The monasteries have traditionally brewed to fulfil a sacred duty of self-sufficiency, but their output has become popular worldwide, with bottles of Chimay, Orval and La Trappe being highly prized by beer buffs. As a result, small secular breweries have realised that there is profit in marketing their own beers as Trappist, which has upset the abbots of the six brewing monasteries. They fear that the term "Trappist" could become known as a commercial brand rather than a religious name, and have banded together to stop such irreverence.
In Belgium, breweries have paid Benedictine and Norbertine communities for the right to put the name of their monastery on a beer label. But the Cistercians, a stricter order whose rules famously enjoin silence upon monks, refuse to consider such licensing. "You cannot make Orval from outside the monastery. If the monastic life stops, then the beer stops too. We don't consider Trappist beer a style: it's a provenance," said a spokesman for the order.

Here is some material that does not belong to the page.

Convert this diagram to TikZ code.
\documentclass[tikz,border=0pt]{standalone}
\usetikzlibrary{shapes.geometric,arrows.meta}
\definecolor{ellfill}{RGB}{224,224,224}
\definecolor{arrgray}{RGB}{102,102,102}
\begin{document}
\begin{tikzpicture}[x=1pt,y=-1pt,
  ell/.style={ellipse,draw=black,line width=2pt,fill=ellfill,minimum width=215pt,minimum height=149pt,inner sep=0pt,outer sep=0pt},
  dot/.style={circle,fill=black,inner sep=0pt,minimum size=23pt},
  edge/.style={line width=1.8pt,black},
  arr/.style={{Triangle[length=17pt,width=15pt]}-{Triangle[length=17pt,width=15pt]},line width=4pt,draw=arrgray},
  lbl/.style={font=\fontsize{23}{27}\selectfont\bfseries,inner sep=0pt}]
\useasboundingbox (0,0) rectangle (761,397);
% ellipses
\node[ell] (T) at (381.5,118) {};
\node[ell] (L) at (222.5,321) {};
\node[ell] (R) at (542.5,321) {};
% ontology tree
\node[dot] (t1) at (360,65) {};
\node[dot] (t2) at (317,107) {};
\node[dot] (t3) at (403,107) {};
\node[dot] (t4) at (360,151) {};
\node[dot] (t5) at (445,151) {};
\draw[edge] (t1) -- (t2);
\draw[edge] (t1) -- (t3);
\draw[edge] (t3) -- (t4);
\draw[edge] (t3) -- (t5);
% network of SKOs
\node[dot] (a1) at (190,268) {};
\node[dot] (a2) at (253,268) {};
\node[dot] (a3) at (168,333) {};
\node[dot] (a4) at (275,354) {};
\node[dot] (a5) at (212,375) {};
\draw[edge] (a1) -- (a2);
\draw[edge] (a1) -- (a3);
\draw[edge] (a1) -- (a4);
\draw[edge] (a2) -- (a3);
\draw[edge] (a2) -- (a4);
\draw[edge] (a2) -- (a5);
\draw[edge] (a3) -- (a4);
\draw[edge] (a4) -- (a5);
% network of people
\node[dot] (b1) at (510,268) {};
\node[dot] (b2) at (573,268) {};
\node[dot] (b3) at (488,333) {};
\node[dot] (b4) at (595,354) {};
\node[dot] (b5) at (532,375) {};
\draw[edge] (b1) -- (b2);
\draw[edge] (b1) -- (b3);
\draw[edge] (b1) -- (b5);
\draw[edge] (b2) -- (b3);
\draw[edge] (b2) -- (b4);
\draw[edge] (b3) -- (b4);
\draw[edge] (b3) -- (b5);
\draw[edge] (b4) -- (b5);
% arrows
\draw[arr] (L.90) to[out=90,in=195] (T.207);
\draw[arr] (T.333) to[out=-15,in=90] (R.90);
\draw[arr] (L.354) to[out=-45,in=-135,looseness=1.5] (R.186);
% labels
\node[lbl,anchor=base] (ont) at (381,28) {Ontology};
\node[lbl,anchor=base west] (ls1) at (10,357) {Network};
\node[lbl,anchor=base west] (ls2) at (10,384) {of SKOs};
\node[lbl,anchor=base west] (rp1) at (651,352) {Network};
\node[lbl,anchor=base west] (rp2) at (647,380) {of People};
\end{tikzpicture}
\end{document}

The new association, however, will adopt a rigorously commercial approach to defending the name of Trappist beer. It has developed a trademark, a black hexagon containing the words "Authentic Trappist Product", which will be used by Orval, Rochefort, Scourmont-Chimay, Westmalle, Westvleteren and Koningshoeven monasteries. Orval has appointed a marketing manager, Francois de Harenne, who says the trademark is "not a logo of quality", adding: "I'm happy if the consumer considers it as such, but the real aim is a sign saying the beer comes from a Trappist monastery."
Legal action is being threatened to prevent secular brewers passing off their beers as monastic. The association has contacted offenders in the US, France and Japan and asked them to change their labelling, but so far lawyers have been instructed only once - against the Nieuw Belgian Brewery Co of Denver, Colorado, which settled out of court. The association has even set up a Web site, http://titan.glo.be/trappist, and is scouring the Internet for brewers who dress their beer in monks' habits.

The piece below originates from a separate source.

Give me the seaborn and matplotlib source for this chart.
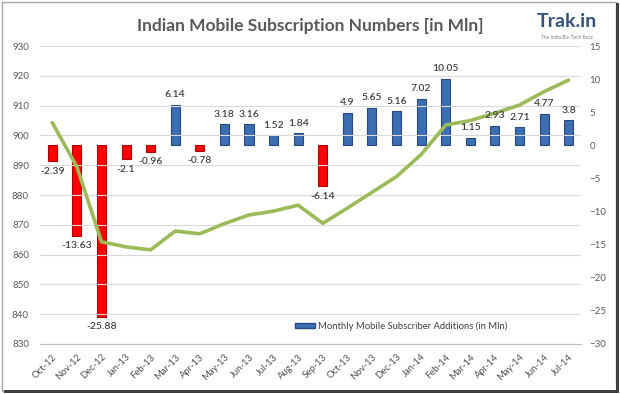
import numpy as np
import pandas as pd
import matplotlib
matplotlib.use('Agg')
import matplotlib.pyplot as plt
import seaborn as sns
from matplotlib.patches import Patch, Rectangle

# data
months = ['Oct-12', 'Nov-12', 'Dec-12', 'Jan-13', 'Feb-13', 'Mar-13', 'Apr-13',
          'May-13', 'Jun-13', 'Jul-13', 'Aug-13', 'Sep-13', 'Oct-13', 'Nov-13',
          'Dec-13', 'Jan-14', 'Feb-14', 'Mar-14', 'Apr-14', 'May-14', 'Jun-14', 'Jul-14']
additions = [-2.39, -13.63, -25.88, -2.1, -0.96, 6.14, -0.78, 3.18, 3.16, 1.52, 1.84,
             -6.14, 4.9, 5.65, 5.16, 7.02, 10.05, 1.15, 2.93, 2.71, 4.77, 3.8]
subscribers = [904.3, 889.5, 864.3, 862.6, 861.6, 867.9, 867.0, 870.4, 873.3, 874.6,
               876.6, 870.5, 875.6, 880.9, 886.2, 893.6, 903.5, 905.0, 907.5, 910.2,
               914.7, 918.6]

df = pd.DataFrame({'month': months, 'adds': additions, 'subs': subscribers})
df['pos'] = np.arange(len(df))

sns.set_style('white')
plt.rcParams['font.family'] = ['Lato', 'DejaVu Sans']

grey = '#595959'
blue = '#3C6EB4'
red = '#FF0000'
bar_colors = [blue if v >= 0 else red for v in additions]
edge_colors = ['#27497A' if v >= 0 else '#B00000' for v in additions]

fig = plt.figure(figsize=(6.2, 3.94), dpi=100)
ax = fig.add_axes([0.0645, 0.127, 0.8725, 0.756])   # left axis: subscribers
ax2 = ax.twinx()                                      # right axis: additions

# bars on the right axis
sns.barplot(data=df, x='month', y='adds', hue='month', palette=bar_colors,
            width=0.37, legend=False, ax=ax2, saturation=1)
for p, ec in zip(ax2.patches, edge_colors):
    p.set_edgecolor(ec)
    p.set_linewidth(0.8)

# line on the left axis, drawn above the bars
sns.lineplot(data=df, x='pos', y='subs', color='#9BBB59', linewidth=2.6, ax=ax)
ax.set_zorder(ax2.get_zorder() + 1)
ax.patch.set_visible(False)

# value labels sit on top of the line
for i, v in enumerate(additions):
    off = 4 if v >= 0 else -4
    ax.annotate(f'{v:g}', (i, v), xycoords=ax2.transData, xytext=(0, off),
                textcoords='offset points', ha='center',
                va='bottom' if v >= 0 else 'top', zorder=5,
                fontsize=7.5, color='#404040', fontweight='semibold')

ax.set_ylim(830, 930)
ax.set_yticks(np.arange(830, 931, 10))
ax2.set_ylim(-30, 15)
ax2.set_yticks(np.arange(-30, 16, 5))
ax.set_xlim(-0.5, len(months) - 0.5)
ax2.set_xlim(-0.5, len(months) - 0.5)

ax.yaxis.grid(True, color='#D9D9D9', linewidth=0.8)
ax.set_xticks(df['pos'])
ax.set_xticklabels(months, rotation=45, ha='right', rotation_mode='anchor')
ax.set_xticks(np.arange(-0.5, len(months), 1), minor=True)
ax.tick_params(axis='x', which='major', length=0, pad=6, labelsize=6.8, labelcolor='#505050')
ax.tick_params(axis='x', which='minor', length=4, color='#BFBFBF', width=0.8)
ax.tick_params(axis='y', length=0, pad=8, labelsize=7, labelcolor=grey)
ax2.tick_params(axis='y', length=0, pad=6, labelsize=7, labelcolor=grey)
ax2.tick_params(axis='x', length=0, labelbottom=False)
ax.set_xlabel('')
ax.set_ylabel('')
ax2.set_xlabel('')
ax2.set_ylabel('')

for a in (ax, ax2):
    for s in ('top', 'left', 'right'):
        a.spines[s].set_visible(False)
    a.spines['bottom'].set_color('#BFBFBF')
ax2.spines['bottom'].set_visible(False)

ax.legend(handles=[Patch(facecolor=blue, edgecolor='#27497A')],
          labels=['Monthly Mobile Subscriber Additions (in Mln)'],
          loc='center left', bbox_to_anchor=(0.455, 0.06), frameon=False,
          fontsize=6.8, handlelength=2.2, handleheight=0.4, handletextpad=0.3,
          labelcolor='#404040')

fig.text(0.5, 0.935, 'Indian Mobile Subscription Numbers [in Mln]', ha='center',
         va='center', fontsize=12.5, fontweight='bold', color=grey)
fig.text(0.915, 0.945, 'Trak.in', ha='center', va='center', fontsize=14,
         fontweight='bold', color='#34527C')
fig.text(0.915, 0.905, 'The India Biz-Tech Buzz', ha='center', va='center',
         fontsize=3.5, color='#7F7F7F')

# frame around the picture
fig.add_artist(Rectangle((0.004, 0.008), 0.99, 0.987, transform=fig.transFigure,
                         fill=False, edgecolor='#A6A6A6', linewidth=1.0))
fig.add_artist(Rectangle((0.006, 0.003), 0.992, 0.006, transform=fig.transFigure,
                         facecolor='#404040', edgecolor='none'))
fig.add_artist(Rectangle((0.993, 0.003), 0.005, 0.99, transform=fig.transFigure,
                         facecolor='#404040', edgecolor='none'))

plt.savefig('out.png', dpi=100)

Orval has developed trading links with the rest of Europe, the US and Japan, where it has taken pains to ensure that its beer is drunk in the correct monastery glass and served at the right temperature. Nonetheless, the association is anxious to avoid being seen as a global corporation in the making, with dubious monastic ethics matching those of the monk in Chaucer's Canterbury Tales, who spent more time on hunting and revelry than in prayer. It stresses that brewing profits cover basic monastery costs and equipment, with the remainder going to charity.
"Our monks live from the breweries and through the breweries, but they are not living for the brewing," said Anneke Benoit, a spokeswoman for Westmalle and Westvleteren. "The first thing that they have to do is to pray and look for God."